A practical implication: if you can restructure a task to reduce output length without losing quality – for example, by asking for structured JSON instead of verbose explanations – you are already saving.

Reasoning tokens: the thinking tax

This is the category that has emerged most dramatically since 2024. Reasoning tokens – also called thinking tokens – are tokens the model generates internally as part of a chain-of-thought process before producing its final answer.

When you use models with extended thinking, the model does not jump directly to the answer. It first "thinks through" the problem, producing an internal monologue that may be partially or fully hidden from you. Those intermediate tokens still consume compute. They still cost money. And they can massively inflate the total token count of a response.

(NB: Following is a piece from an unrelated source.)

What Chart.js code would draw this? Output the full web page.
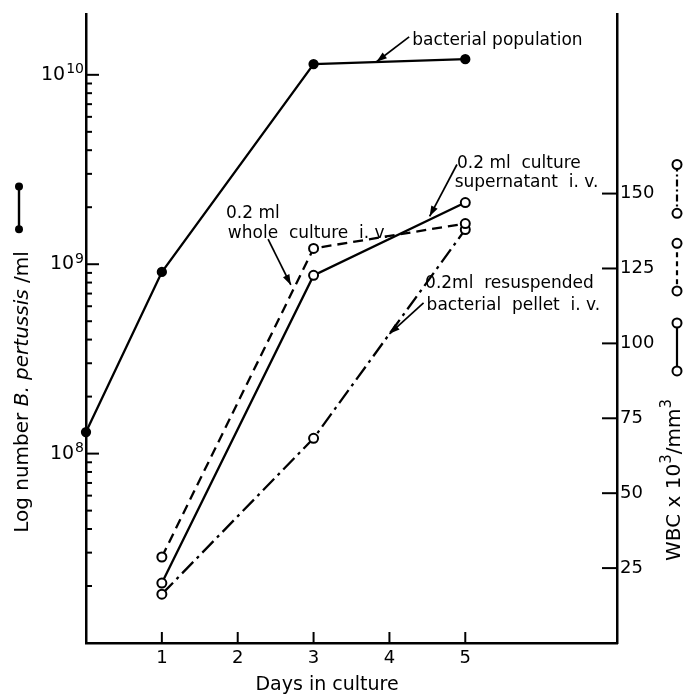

Here is what makes reasoning tokens interesting from an economic standpoint:

  • They can dominate total token usage. A math problem that produces a 200-token answer might generate 3,000 reasoning tokens internally. Your bill reflects the 3,200, not the 200.

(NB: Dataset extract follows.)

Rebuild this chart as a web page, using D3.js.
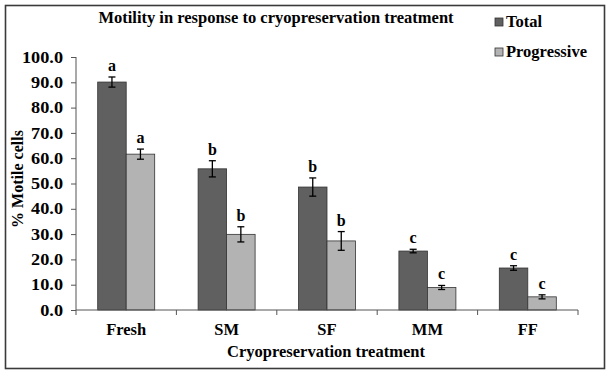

  • They create a new optimization problem. With standard generation, you optimize for prompt efficiency and output conciseness. With reasoning models, you also have to think about whether the task actually benefits from extended reasoning. Simple tasks routed to a reasoning model are pure waste.

Some providers are now exposing reasoning token counts as a separate line item in their API responses. Others fold them into the output token price. This lack of standardization makes cost comparison between providers much harder.

Jensen Huang explicitly named reasoning tokens as a distinct pricing category in a recent conversation with Dwarkesh Patel. And the interesting thing here is that the token has become a segmented product, not a single commodity.

Here is some practical tips from Boris Cherny who builds Claude Code:

Speculative tokens: the ones born to be discarded

If reasoning tokens are expensive because they add thinking, speculative tokens are strange for the opposite reason: they are generated specifically so that most of them can be thrown away.

This is one of the most counterintuitive ideas in the token zoo, and by 2026 it has become production-standard at most major inference providers.